Optical components maker NeoPhotonics (NPTN - Get Report) on Thursday cut its second-quarter guidance amid lower revenue expectations resulting from the U.S. ban on business with Huawei Technologies, the Chinese telecom giant.

NeoPhotonics said it now expects an adjusted per-share loss of between 5 cents and 15 cents, and revenue of between $75 million and $80 million vs. previous guidance of a per-share loss of between 4 cents and 6 cents and revenue of between $88 million and $93 million.

Analysts polled by FactSet had been expecting a loss of 3 cents a share on revenue of $87.8 million.

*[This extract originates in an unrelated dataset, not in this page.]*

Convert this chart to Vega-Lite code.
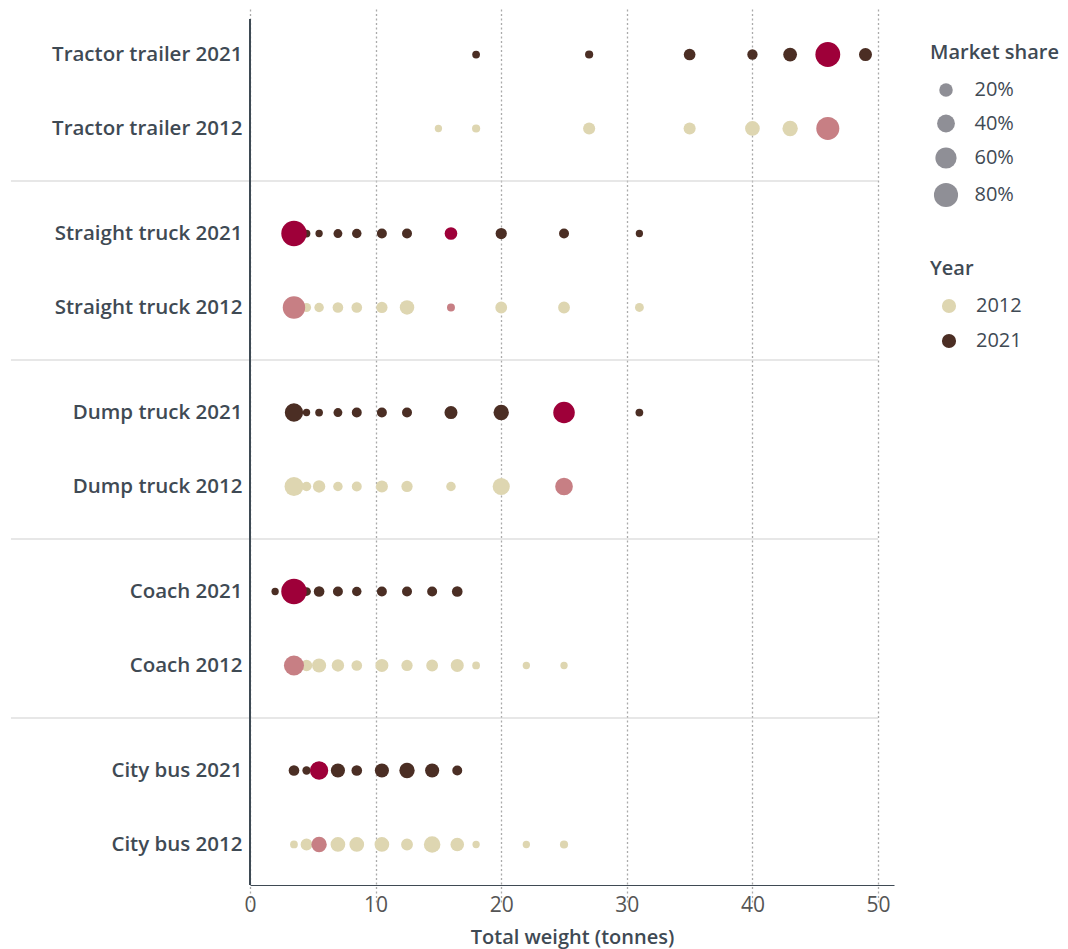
{
  "$schema": "https://vega.github.io/schema/vega-lite/v6.json",
  "width": 644,
  "height": 866,
  "autosize": {"type": "pad"},
  "padding": {"left": 10, "top": 18, "right": 2, "bottom": 2},
  "config": {
    "font": "Open Sans",
    "view": {"stroke": null},
    "legend": {
      "titleFontSize": 20,
      "titleColor": "#3f4a54",
      "titleFontWeight": 600,
      "labelFontSize": 20,
      "labelColor": "#3f4a54",
      "padding": 0
    }
  },
  "data": {
    "values": [
      {"Vehicle": "Tractor trailer", "Year": "2021", "Weight": 18, "Share": 1.5, "Highlighted": false},
      {"Vehicle": "Tractor trailer", "Year": "2021", "Weight": 27, "Share": 2.5, "Highlighted": false},
      {"Vehicle": "Tractor trailer", "Year": "2021", "Weight": 35, "Share": 13, "Highlighted": false},
      {"Vehicle": "Tractor trailer", "Year": "2021", "Weight": 40, "Share": 8.5, "Highlighted": false},
      {"Vehicle": "Tractor trailer", "Year": "2021", "Weight": 43, "Share": 21, "Highlighted": false},
      {"Vehicle": "Tractor trailer", "Year": "2021", "Weight": 49, "Share": 18, "Highlighted": false},
      {"Vehicle": "Tractor trailer", "Year": "2012", "Weight": 15, "Share": 0.5, "Highlighted": false},
      {"Vehicle": "Tractor trailer", "Year": "2012", "Weight": 18, "Share": 2.5, "Highlighted": false},
      {"Vehicle": "Tractor trailer", "Year": "2012", "Weight": 27, "Share": 14.5, "Highlighted": false},
      {"Vehicle": "Tractor trailer", "Year": "2012", "Weight": 35, "Share": 14.5, "Highlighted": false},
      {"Vehicle": "Tractor trailer", "Year": "2012", "Weight": 40, "Share": 25, "Highlighted": false},
      {"Vehicle": "Tractor trailer", "Year": "2012", "Weight": 43, "Share": 28, "Highlighted": false},
      {"Vehicle": "Straight truck", "Year": "2021", "Weight": 4.5, "Share": 1.5, "Highlighted": false},
      {"Vehicle": "Straight truck", "Year": "2021", "Weight": 5.5, "Share": 0.5, "Highlighted": false},
      {"Vehicle": "Straight truck", "Year": "2021", "Weight": 7, "Share": 4.3, "Highlighted": false},
      {"Vehicle": "Straight truck", "Year": "2021", "Weight": 8.5, "Share": 6, "Highlighted": false},
      {"Vehicle": "Straight truck", "Year": "2021", "Weight": 10.5, "Share": 7.5, "Highlighted": false},
      {"Vehicle": "Straight truck", "Year": "2021", "Weight": 12.5, "Share": 7.5, "Highlighted": false},
      {"Vehicle": "Straight truck", "Year": "2021", "Weight": 20, "Share": 11.5, "Highlighted": false},
      {"Vehicle": "Straight truck", "Year": "2021", "Weight": 25, "Share": 7.5, "Highlighted": false},
      {"Vehicle": "Straight truck", "Year": "2021", "Weight": 31, "Share": 0.5, "Highlighted": false},
      {"Vehicle": "Straight truck", "Year": "2012", "Weight": 4.5, "Share": 5, "Highlighted": false},
      {"Vehicle": "Straight truck", "Year": "2012", "Weight": 5.5, "Share": 6, "Highlighted": false},
      {"Vehicle": "Straight truck", "Year": "2012", "Weight": 7, "Share": 9.5, "Highlighted": false},
      {"Vehicle": "Straight truck", "Year": "2012", "Weight": 8.5, "Share": 9.5, "Highlighted": false},
      {"Vehicle": "Straight truck", "Year": "2012", "Weight": 10.5, "Share": 11.5, "Highlighted": false},
      {"Vehicle": "Straight truck", "Year": "2012", "Weight": 12.5, "Share": 24, "Highlighted": false},
      {"Vehicle": "Straight truck", "Year": "2012", "Weight": 20, "Share": 13.5, "Highlighted": false},
      {"Vehicle": "Straight truck", "Year": "2012", "Weight": 25, "Share": 13.5, "Highlighted": false},
      {"Vehicle": "Straight truck", "Year": "2012", "Weight": 31, "Share": 4.3, "Highlighted": false},
      {"Vehicle": "Dump truck", "Year": "2021", "Weight": 3.5, "Share": 43, "Highlighted": false},
      {"Vehicle": "Dump truck", "Year": "2021", "Weight": 4.5, "Share": 0.5, "Highlighted": false},
      {"Vehicle": "Dump truck", "Year": "2021", "Weight": 5.5, "Share": 1.5, "Highlighted": false},
      {"Vehicle": "Dump truck", "Year": "2021", "Weight": 7, "Share": 4.3, "Highlighted": false},
      {"Vehicle": "Dump truck", "Year": "2021", "Weight": 8.5, "Share": 7.5, "Highlighted": false},
      {"Vehicle": "Dump truck", "Year": "2021", "Weight": 10.5, "Share": 7.5, "Highlighted": false},
      {"Vehicle": "Dump truck", "Year": "2021", "Weight": 12.5, "Share": 7.5, "Highlighted": false},
      {"Vehicle": "Dump truck", "Year": "2021", "Weight": 16, "Share": 18, "Highlighted": false},
      {"Vehicle": "Dump truck", "Year": "2021", "Weight": 20, "Share": 28, "Highlighted": false},
      {"Vehicle": "Dump truck", "Year": "2021", "Weight": 31, "Share": 1.5, "Highlighted": false},
      {"Vehicle": "Dump truck", "Year": "2012", "Weight": 3.5, "Share": 46, "Highlighted": false},
      {"Vehicle": "Dump truck", "Year": "2012", "Weight": 4.5, "Share": 6, "Highlighted": false},
      {"Vehicle": "Dump truck", "Year": "2012", "Weight": 5.5, "Share": 15.5, "Highlighted": false},
      {"Vehicle": "Dump truck", "Year": "2012", "Weight": 7, "Share": 6, "Highlighted": false},
      {"Vehicle": "Dump truck", "Year": "2012", "Weight": 8.5, "Share": 7.5, "Highlighted": false},
      {"Vehicle": "Dump truck", "Year": "2012", "Weight": 10.5, "Share": 14.5, "Highlighted": false},
      {"Vehicle": "Dump truck", "Year": "2012", "Weight": 12.5, "Share": 11.5, "Highlighted": false},
      {"Vehicle": "Dump truck", "Year": "2012", "Weight": 16, "Share": 6, "Highlighted": false},
      {"Vehicle": "Dump truck", "Year": "2012", "Weight": 20, "Share": 36.5, "Highlighted": false},
      {"Vehicle": "Coach", "Year": "2021", "Weight": 2, "Share": 0.5, "Highlighted": false},
      {"Vehicle": "Coach", "Year": "2021", "Weight": 4.5, "Share": 4, "Highlighted": false},
      {"Vehicle": "Coach", "Year": "2021", "Weight": 5.5, "Share": 9.5, "Highlighted": false},
      {"Vehicle": "Coach", "Year": "2021", "Weight": 7, "Share": 7.5, "Highlighted": false},
      {"Vehicle": "Coach", "Year": "2021", "Weight": 8.5, "Share": 6, "Highlighted": false},
      {"Vehicle": "Coach", "Year": "2021", "Weight": 10.5, "Share": 7.5, "Highlighted": false},
      {"Vehicle": "Coach", "Year": "2021", "Weight": 12.5, "Share": 7.5, "Highlighted": false},
      {"Vehicle": "Coach", "Year": "2021", "Weight": 14.5, "Share": 7.5, "Highlighted": false},
      {"Vehicle": "Coach", "Year": "2021", "Weight": 16.5, "Share": 9.5, "Highlighted": false},
      {"Vehicle": "Coach", "Year": "2012", "Weight": 4.5, "Share": 12, "Highlighted": false},
      {"Vehicle": "Coach", "Year": "2012", "Weight": 5.5, "Share": 22.5, "Highlighted": false},
      {"Vehicle": "Coach", "Year": "2012", "Weight": 7, "Share": 15.5, "Highlighted": false},
      {"Vehicle": "Coach", "Year": "2012", "Weight": 8.5, "Share": 9.5, "Highlighted": false},
      {"Vehicle": "Coach", "Year": "2012", "Weight": 10.5, "Share": 18, "Highlighted": false},
      {"Vehicle": "Coach", "Year": "2012", "Weight": 12.5, "Share": 11.5, "Highlighted": false},
      {"Vehicle": "Coach", "Year": "2012", "Weight": 14.5, "Share": 13.5, "Highlighted": false},
      {"Vehicle": "Coach", "Year": "2012", "Weight": 16.5, "Share": 18, "Highlighted": false},
      {"Vehicle": "Coach", "Year": "2012", "Weight": 18, "Share": 1.5, "Highlighted": false},
      {"Vehicle": "Coach", "Year": "2012", "Weight": 22, "Share": 0.5, "Highlighted": false},
      {"Vehicle": "Coach", "Year": "2012", "Weight": 25, "Share": 0.5, "Highlighted": false},
      {"Vehicle": "City bus", "Year": "2021", "Weight": 3.5, "Share": 9.5, "Highlighted": false},
      {"Vehicle": "City bus", "Year": "2021", "Weight": 4.5, "Share": 3, "Highlighted": false},
      {"Vehicle": "City bus", "Year": "2021", "Weight": 7, "Share": 22.5, "Highlighted": false},
      {"Vehicle": "City bus", "Year": "2021", "Weight": 8.5, "Share": 9.5, "Highlighted": false},
      {"Vehicle": "City bus", "Year": "2021", "Weight": 10.5, "Share": 22.5, "Highlighted": false},
      {"Vehicle": "City bus", "Year": "2021", "Weight": 12.5, "Share": 28, "Highlighted": false},
      {"Vehicle": "City bus", "Year": "2021", "Weight": 14.5, "Share": 22.5, "Highlighted": false},
      {"Vehicle": "City bus", "Year": "2021", "Weight": 16.5, "Share": 7.5, "Highlighted": false},
      {"Vehicle": "City bus", "Year": "2012", "Weight": 3.5, "Share": 1.5, "Highlighted": false},
      {"Vehicle": "City bus", "Year": "2012", "Weight": 4.5, "Share": 13.5, "Highlighted": false},
      {"Vehicle": "City bus", "Year": "2012", "Weight": 7, "Share": 25, "Highlighted": false},
      {"Vehicle": "City bus", "Year": "2012", "Weight": 8.5, "Share": 25, "Highlighted": false},
      {"Vehicle": "City bus", "Year": "2012", "Weight": 10.5, "Share": 25, "Highlighted": false},
      {"Vehicle": "City bus", "Year": "2012", "Weight": 12.5, "Share": 13.5, "Highlighted": false},
      {"Vehicle": "City bus", "Year": "2012", "Weight": 14.5, "Share": 33.5, "Highlighted": false},
      {"Vehicle": "City bus", "Year": "2012", "Weight": 16.5, "Share": 20, "Highlighted": false},
      {"Vehicle": "City bus", "Year": "2012", "Weight": 18, "Share": 0.5, "Highlighted": false},
      {"Vehicle": "City bus", "Year": "2012", "Weight": 22, "Share": 0.5, "Highlighted": false},
      {"Vehicle": "City bus", "Year": "2012", "Weight": 25, "Share": 2.5, "Highlighted": false},
      {"Vehicle": "Tractor trailer", "Year": "2021", "Weight": 46, "Share": 85, "Highlighted": true},
      {"Vehicle": "Tractor trailer", "Year": "2012", "Weight": 46, "Share": 72, "Highlighted": true},
      {"Vehicle": "Straight truck", "Year": "2021", "Weight": 3.5, "Share": 89, "Highlighted": true},
      {"Vehicle": "Straight truck", "Year": "2021", "Weight": 16, "Share": 16.5, "Highlighted": true},
      {"Vehicle": "Straight truck", "Year": "2012", "Weight": 3.5, "Share": 68, "Highlighted": true},
      {"Vehicle": "Straight truck", "Year": "2012", "Weight": 16, "Share": 2, "Highlighted": true},
      {"Vehicle": "Dump truck", "Year": "2021", "Weight": 25, "Share": 62, "Highlighted": true},
      {"Vehicle": "Dump truck", "Year": "2012", "Weight": 25, "Share": 39.5, "Highlighted": true},
      {"Vehicle": "Coach", "Year": "2021", "Weight": 3.5, "Share": 89.5, "Highlighted": true},
      {"Vehicle": "Coach", "Year": "2012", "Weight": 3.5, "Share": 53, "Highlighted": true},
      {"Vehicle": "City bus", "Year": "2021", "Weight": 5.5, "Share": 43, "Highlighted": true},
      {"Vehicle": "City bus", "Year": "2012", "Weight": 5.5, "Share": 28, "Highlighted": true}
    ]
  },
  "layer": [
    {
      "transform": [
        {"aggregate": [{"op": "count", "as": "n"}], "groupby": ["Vehicle"]},
        {"filter": "datum.Vehicle !== 'Tractor trailer'"}
      ],
      "mark": {"type": "rule", "color": "#cfcfcf", "strokeWidth": 1},
      "encoding": {
        "y": {
          "field": "Vehicle",
          "type": "nominal",
          "bandPosition": 0,
          "scale": {"type": "band", "domain": ["Tractor trailer", "Straight truck", "Dump truck", "Coach", "City bus"], "range": [-17, 878], "paddingInner": 0, "paddingOuter": 0}
        },
        "x": {"datum": -19.03},
        "x2": {"datum": 50}
      }
    },
    {
      "transform": [
        {"calculate": "datum.Year + (datum.Highlighted ? ' highlighted' : '')", "as": "Key"}
      ],
      "mark": {"type": "circle", "opacity": 1},
      "encoding": {
        "x": {
          "field": "Weight",
          "type": "quantitative",
          "scale": {"domain": [0, 51.27], "nice": false, "zero": false},
          "axis": {
            "title": "Total weight (tonnes)",
            "values": [0, 10, 20, 30, 40, 50],
            "ticks": false,
            "labelFlush": false,
            "domainColor": "#3f4a54",
            "labelFontSize": 21,
            "labelColor": "#555555",
            "labelPadding": 9,
            "grid": true,
            "gridDash": [2, 2.5],
            "gridColor": "#aaaaaa",
            "gridWidth": 1.3,
            "titleFontSize": 20,
            "titleFontWeight": 600,
            "titleColor": "#3f4a54",
            "titlePadding": 12
          }
        },
        "y": {
          "field": "Vehicle",
          "type": "nominal",
          "scale": {"type": "band", "domain": ["Tractor trailer", "Straight truck", "Dump truck", "Coach", "City bus"], "range": [-17, 878], "paddingInner": 0, "paddingOuter": 0},
          "axis": {
            "title": null,
            "domain": false,
            "ticks": false,
            "grid": false,
            "labelExpr": "[datum.label + ' 2021', datum.label + ' 2012']",
            "labelFontSize": 20.5,
            "labelFontWeight": 600,
            "labelColor": "#3f4a54",
            "labelLineHeight": 74,
            "labelOffset": -37,
            "labelPadding": 8,
            "labelLimit": 400
          }
        },
        "yOffset": {
          "field": "Year",
          "type": "nominal",
          "scale": {"type": "band", "domain": ["2021", "2012"], "paddingInner": 0, "paddingOuter": 0.21}
        },
        "size": {
          "field": "Share",
          "type": "quantitative",
          "scale": {"domain": [0, 100], "range": [50, 716]},
          "legend": {
            "title": "Market share",
            "orient": "none",
            "legendX": 680,
            "legendY": 24,
            "values": [20, 40, 60, 80],
            "labelExpr": "datum.value + '%'",
            "symbolFillColor": "#8f8f96",
            "symbolStrokeWidth": 0,
            "symbolOpacity": 1,
            "symbolOffset": 3.5,
            "labelOffset": 16,
            "rowPadding": 13.5,
            "titlePadding": 17
          }
        },
        "color": {
          "field": "Key",
          "type": "nominal",
          "scale": {
            "domain": ["2012", "2021", "2012 highlighted", "2021 highlighted"],
            "range": ["#ded6b1", "#4b2e24", "#c77f84", "#9e0039"]
          },
          "legend": {
            "title": "Year",
            "orient": "none",
            "legendX": 680,
            "legendY": 240,
            "values": ["2012", "2021"],
            "symbolType": "circle",
            "symbolSize": 200,
            "symbolOpacity": 1,
            "symbolStrokeWidth": 0,
            "symbolOffset": 9,
            "labelOffset": 17,
            "rowPadding": 15,
            "titlePadding": 17
          }
        }
      }
    },
    {
      "mark": {"type": "rule", "color": "#3f4a54", "strokeWidth": 1},
      "encoding": {"x": {"datum": 0}}
    }
  ]
}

The U.S. Bureau of Industry and Security, part of the U.S. Commerce Department, earlier this month placed Huawei and dozens of its affiliates on an "Entity List" that greatly restricts its ability to buy components from U.S. companies.

"This action creates a material impact on NeoPhotonics and many others in the optical communications market and related industries," CEO Tim Jenks said in a statement. "We are fully complying with the restrictions and have ceased shipments of products subject to U.S. Export Administration Regulations (EAR)."

Shares of NeoPhotonics opened down in early trading on Thursday, falling 1.76% to $3.90 on the New York Stock Exchange. The stock has plunged nearly 50% over the past three months through Wednesday.